Thursday, 27 July 2017: 10:45 AM
Coral Reef Harbor (Crowne Plaza San Diego)
Handout (6.0 MB)
Nocturnal mesoscale convective systems (MCSs) are known to produce a wide array of hazards from flash flooding to damaging surface winds. While the mechanisms that lead to flooding are becoming increasingly understood, the forces that drive severe surface winds in nocturnal systems remain unclear. Are such systems elevated or surface-based? How are they maintained? A severe nocturnal MCS developed west of the Kansas City, Missouri metropolitan area on 26 June 2015 and progressed southeastward. The system was initially thought to be elevated, but it eventually developed two distinct bowing segments that produced wide swaths of damaging winds over the aforementioned urban area. As part of the 2015 Plains Elevated Convection At Night (PECAN) field project, data were collected from the system as it evolved into a severe thunderstorm complex.

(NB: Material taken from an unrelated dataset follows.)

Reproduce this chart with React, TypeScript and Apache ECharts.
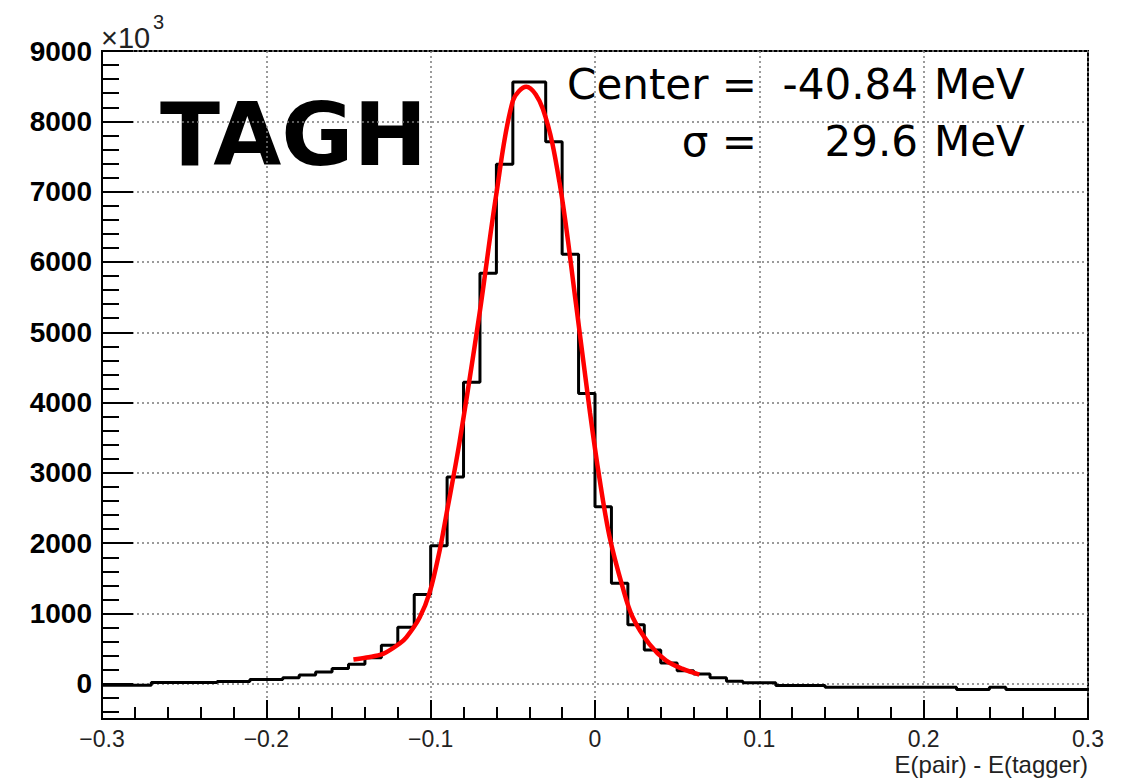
import React, { useEffect, useRef } from "react";
import * as echarts from "echarts";

// Histogram: 60 bins of width 0.01 from -0.3 to 0.3 (counts, in units of 10^3)
const X_MIN = -0.3;
const X_MAX = 0.3;
const BIN_WIDTH = 0.01;
const binCounts = [
  -20, -20, -20, 20, 20, 20, 20, 35, 35, 60,
  60, 88, 125, 170, 218, 278, 370, 550, 805, 1270,
  1965, 2940, 4290, 5840, 7390, 8560, 8560, 7710, 6110, 4130,
  2520, 1430, 840, 480, 295, 185, 140, 85, 38, 14,
  14, -24, -24, -24, -47, -47, -47, -47, -47, -47,
  -47, -47, -80, -80, -47, -80, -80, -80, -80, -80,
];

// Fitted curve (red)
const fitX = [
  -0.147, -0.139, -0.129, -0.1188, -0.1148, -0.1067, -0.1006, -0.0945, -0.0905,
  -0.0824, -0.0702, -0.0601, -0.05, -0.0418, -0.0317, -0.0216, -0.0115, -0.003,
  0.0027, 0.0088, 0.0169, 0.023, 0.0331, 0.0433, 0.0534, 0.0635,
];
const fitY = [
  345, 375, 427, 575, 660, 943, 1300, 1900, 2400,
  3443, 5275, 6957, 8290, 8490, 8174, 7130, 5391, 3850,
  2925, 2100, 1368, 943, 566, 330, 212, 132,
];

const Y_MIN = -500;
const Y_MAX = 9000;
const yMajorTicks = [0, 1000, 2000, 3000, 4000, 5000, 6000, 7000, 8000, 9000];
const yMinorTicks = [
  -400, -200, 200, 400, 600, 800, 1200, 1400, 1600, 1800, 2200, 2400, 2600, 2800,
  3200, 3400, 3600, 3800, 4200, 4400, 4600, 4800, 5200, 5400, 5600, 5800,
  6200, 6400, 6600, 6800, 7200, 7400, 7600, 7800, 8200, 8400, 8600, 8800,
];

const xTitle = "E(pair) - E(tagger)";
const plotLabel = "TAGH";
const centerLabel = "Center =";
const centerValue = "-40.84";
const sigmaLabel = "σ =";
const sigmaValue = "29.6";
const unitLabel = "MeV";

export default function App() {
  const ref = useRef<HTMLDivElement>(null);

  useEffect(() => {
    if (!ref.current) return;
    const chart = echarts.init(ref.current, undefined, { renderer: "svg" });

    const histData: number[][] = binCounts.map((c, i) => [
      Number((X_MIN + i * BIN_WIDTH).toFixed(2)),
      c,
    ]);
    histData.push([X_MAX, binCounts[binCounts.length - 1]]);
    const fitData = fitX.map((x, i) => [x, fitY[i]]);

    const gridLine = { color: "#7a7a7a", width: 1.5, type: [2, 3] as number[] };
    const labelFont = "Liberation Sans, Arial, Helvetica, sans-serif";
    const textFont = "DejaVu Sans, sans-serif";

    chart.setOption({
      animation: false,
      backgroundColor: "#ffffff",
      grid: {
        left: 102,
        top: 51,
        width: 986,
        height: 668,
        show: true,
        borderColor: "#000",
        borderWidth: 2,
        containLabel: false,
      },
      xAxis: {
        type: "value",
        min: X_MIN,
        max: X_MAX,
        interval: 0.1,
        axisLine: { show: true, onZero: false, lineStyle: { color: "#000", width: 2 } },
        axisTick: { show: true, inside: true, length: 19, lineStyle: { color: "#000", width: 2 } },
        minorTick: { show: true, splitNumber: 5, length: 12, lineStyle: { color: "#000", width: 2 } },
        splitLine: { show: true, lineStyle: gridLine },
        axisLabel: {
          margin: 8,
          fontSize: 23,
          color: "#222",
          fontFamily: labelFont,
          formatter: (v: number) => {
            const r = Math.round(v * 10) / 10;
            if (r === 0) return "0";
            const s = Math.abs(r).toFixed(1);
            return r < 0 ? "\u2212" + s : s;
          },
        },
      },
      yAxis: [
        {
          type: "value",
          min: Y_MIN,
          max: Y_MAX,
          position: "left",
          axisLine: { show: true, onZero: false, lineStyle: { color: "#000", width: 2 } },
          axisTick: {
            show: true,
            inside: true,
            length: 31,
            customValues: yMajorTicks,
            lineStyle: { color: "#000", width: 2 },
          },
          splitLine: { show: true, customValues: yMajorTicks, lineStyle: gridLine },
          axisLabel: {
            customValues: yMajorTicks,
            margin: 10,
            fontSize: 28,
            fontWeight: "bold",
            color: "#000",
            fontFamily: labelFont,
            formatter: (v: number) => String(Math.round(v)),
          },
        },
        {
          type: "value",
          min: Y_MIN,
          max: Y_MAX,
          position: "left",
          axisLine: { show: false, onZero: false },
          axisTick: {
            show: true,
            inside: true,
            length: 17,
            customValues: yMinorTicks,
            lineStyle: { color: "#000", width: 2 },
          },
          splitLine: { show: false },
          axisLabel: { show: false },
        },
      ],
      series: [
        {
          type: "line",
          name: "hist",
          step: "end",
          data: histData,
          symbol: "none",
          lineStyle: { color: "#000", width: 3 },
          z: 3,
        },
        {
          type: "line",
          name: "fit",
          smooth: 0.35,
          data: fitData,
          symbol: "none",
          lineStyle: { color: "#ff0000", width: 4.5 },
          z: 4,
        },
      ],
      graphic: [
        {
          type: "text",
          x: 101,
          y: 38,
          style: {
            text: "×10",
            fontSize: 29,
            fill: "#222",
            fontFamily: labelFont,
            textVerticalAlign: "middle",
          },
        },
        {
          type: "text",
          x: 153,
          y: 22,
          style: {
            text: "3",
            fontSize: 20,
            fill: "#222",
            fontFamily: labelFont,
            textVerticalAlign: "middle",
          },
        },
        {
          type: "text",
          x: 160,
          y: 134,
          style: {
            text: plotLabel,
            fontSize: 88,
            fontWeight: "bold",
            fill: "#000",
            fontFamily: textFont,
            textVerticalAlign: "middle",
          },
        },
        {
          type: "text",
          x: 757,
          y: 84,
          style: {
            text: centerLabel,
            fontSize: 42,
            fill: "#000",
            fontFamily: textFont,
            textAlign: "right",
            textVerticalAlign: "middle",
          },
        },
        {
          type: "text",
          x: 918,
          y: 84,
          style: {
            text: centerValue,
            fontSize: 42,
            fill: "#000",
            fontFamily: textFont,
            textAlign: "right",
            textVerticalAlign: "middle",
          },
        },
        {
          type: "text",
          x: 934,
          y: 84,
          style: {
            text: unitLabel,
            fontSize: 42,
            fill: "#000",
            fontFamily: textFont,
            textAlign: "left",
            textVerticalAlign: "middle",
          },
        },
        {
          type: "text",
          x: 757,
          y: 141,
          style: {
            text: sigmaLabel,
            fontSize: 42,
            fill: "#000",
            fontFamily: textFont,
            textAlign: "right",
            textVerticalAlign: "middle",
          },
        },
        {
          type: "text",
          x: 918,
          y: 141,
          style: {
            text: sigmaValue,
            fontSize: 42,
            fill: "#000",
            fontFamily: textFont,
            textAlign: "right",
            textVerticalAlign: "middle",
          },
        },
        {
          type: "text",
          x: 934,
          y: 141,
          style: {
            text: unitLabel,
            fontSize: 42,
            fill: "#000",
            fontFamily: textFont,
            textAlign: "left",
            textVerticalAlign: "middle",
          },
        },
        {
          type: "text",
          x: 1088,
          y: 764,
          style: {
            text: xTitle,
            fontSize: 24,
            fill: "#222",
            fontFamily: labelFont,
            textAlign: "right",
            textVerticalAlign: "middle",
          },
        },
      ],
    });

    return () => {
      chart.dispose();
    };
  }, []);

  return (
    <div
      ref={ref}
      style={{
        position: "absolute",
        left: 0,
        top: 0,
        width: 1129,
        height: 780,
        background: "#fff",
      }}
    />
  );
}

Interestingly, a simulation of this system in an idealized, horizontally homogeneous model evolved similarly to the observed MCS. Damaging winds were confined to a wide swath associated with a bow echo in simulated reflectivity. Analyses of near-surface passive tracers suggested that while the convective system was originally elevated, the aforementioned bowing segment of the MCS became surface-based while producing damaging winds. We will present analyses of the processes associated with the simulated evolution toward a surface-based severe wind-producing system.